Upon the resignation of Mayor Chambliss in 1923, Bass’s fellow Commissioners elected him mayor.  However, state politics kept Bass from accepting the position.  In 1923, as Governor Austin Peay prepared to appoint Mayor Chambliss to the Tennessee Supreme Court, he was pressured to not appoint Chambliss if it meant that Bass would become mayor in Chattanooga.  Governor Peay then asked Bass to promise that, if elected, he would not serve.  Bass did as the Governor asked.  The motivation for this political action appears to have been pressure from the statewide Ku Klux Klan, who promised to have Chambliss’ appointment blocked if Bass was to step up to the position of mayor in Chattanooga.

During his last term as Commissioner of Streets and Sewers, Bass performed an act that may be the one he is most remembered for; he extended Broad Street past Ninth Street (today, Martin Luther King Boulevard.)  At the time, Broad Street ended at Ninth Street where a row of brick buildings sat upon the southern side of Ninth Street across from Broad Street.  The warehouses, owned by the state of Georgia, sat empty, and Bass worked for many years to negotiate the purchase of the buildings so that Broad Street could be opened to the south.  Georgia officials continually refused to sell the buildings.  On May 6, 1926, a Friday night, without consulting the Mayor, city attorney or other commissioners, Commissioner Bass led a large crew of street department workers in descending upon the buildings and tore them down.  Beginning this mission around 6:00 pm, Bass drove the first car through the opened buildings around midnight.  According to news accounts, word of the escapade spread quickly, and the streets filled with citizens cheering Bass and his workmen.  The Elks Club Band, said to be practicing nearby, appeared and played the song “Marching through Georgia.”  By Monday morning, the length of Broad Street was extended.  The state of Georgia sought immediate action against the city, but the Supreme Court ruled that a state’s sovereignty ended at the state line.  The following Saturday, Commissioner Bass and his crew began the destruction of buildings that blocked Broad Street at Eleventh.  At the end of his project, Commissioner Bass had successfully opened Broad Street south to link with Whiteside Street (which ran from Lookout Mountain to Twelfth Street.)  Today, Whiteside Street is known as South Broad Street.
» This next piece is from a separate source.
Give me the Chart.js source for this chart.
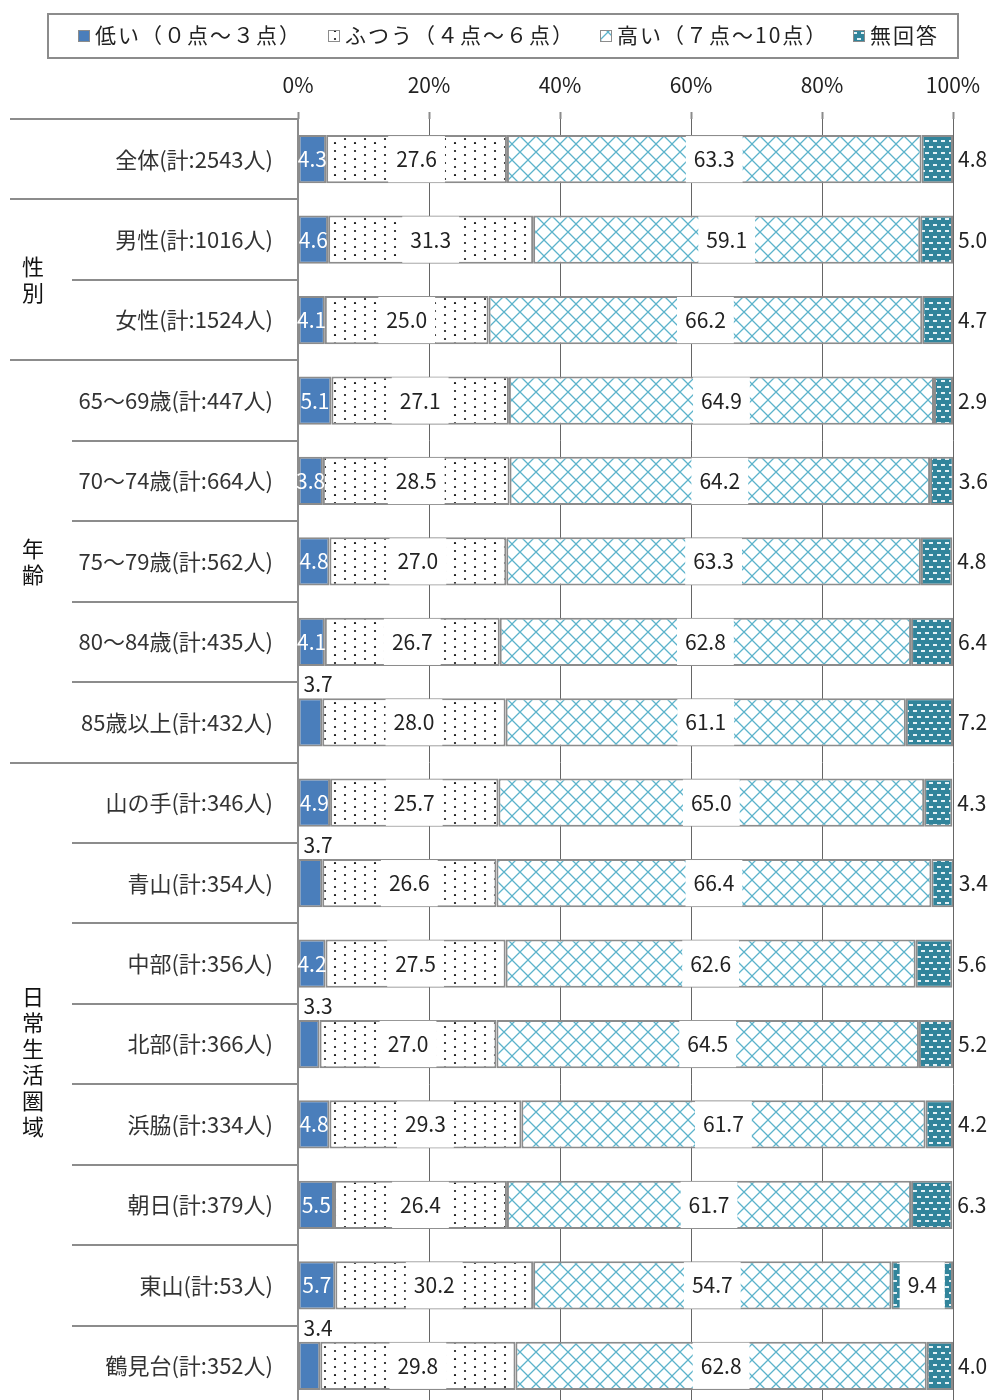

In 1927, the city of Chattanooga elected Bass as mayor and re-elected him for the next five terms.  Mayor Bass led the city through many events, including the nation’s Great Depression.  Upon his retirement in 1947, Bass said he took great pride in the fact that, during the Depression, Chattanooga was one of the few cities able to meet its debts without issuing city script.  At the time, Bass noted that not only did Chattanooga pay all its debt but continued to pay all of its city employees without raising the tax rate.

In 1929, Mayor Bass oversaw the annexation of many of Chattanooga’s suburbs including St. Elmo, Missionary Ridge, Alton Park, North Chattanooga, Brainerd and Riverview.  These annexations doubled the size of Chattanooga.   

In a press conference on June 17, 1946, Bass announced that he would not seek re-election the following year but would complete his term even though his doctors had asked him to resign from office due to health problems.  On January 10, 1947, three months before his term ended, Bass’s health forced him to resign.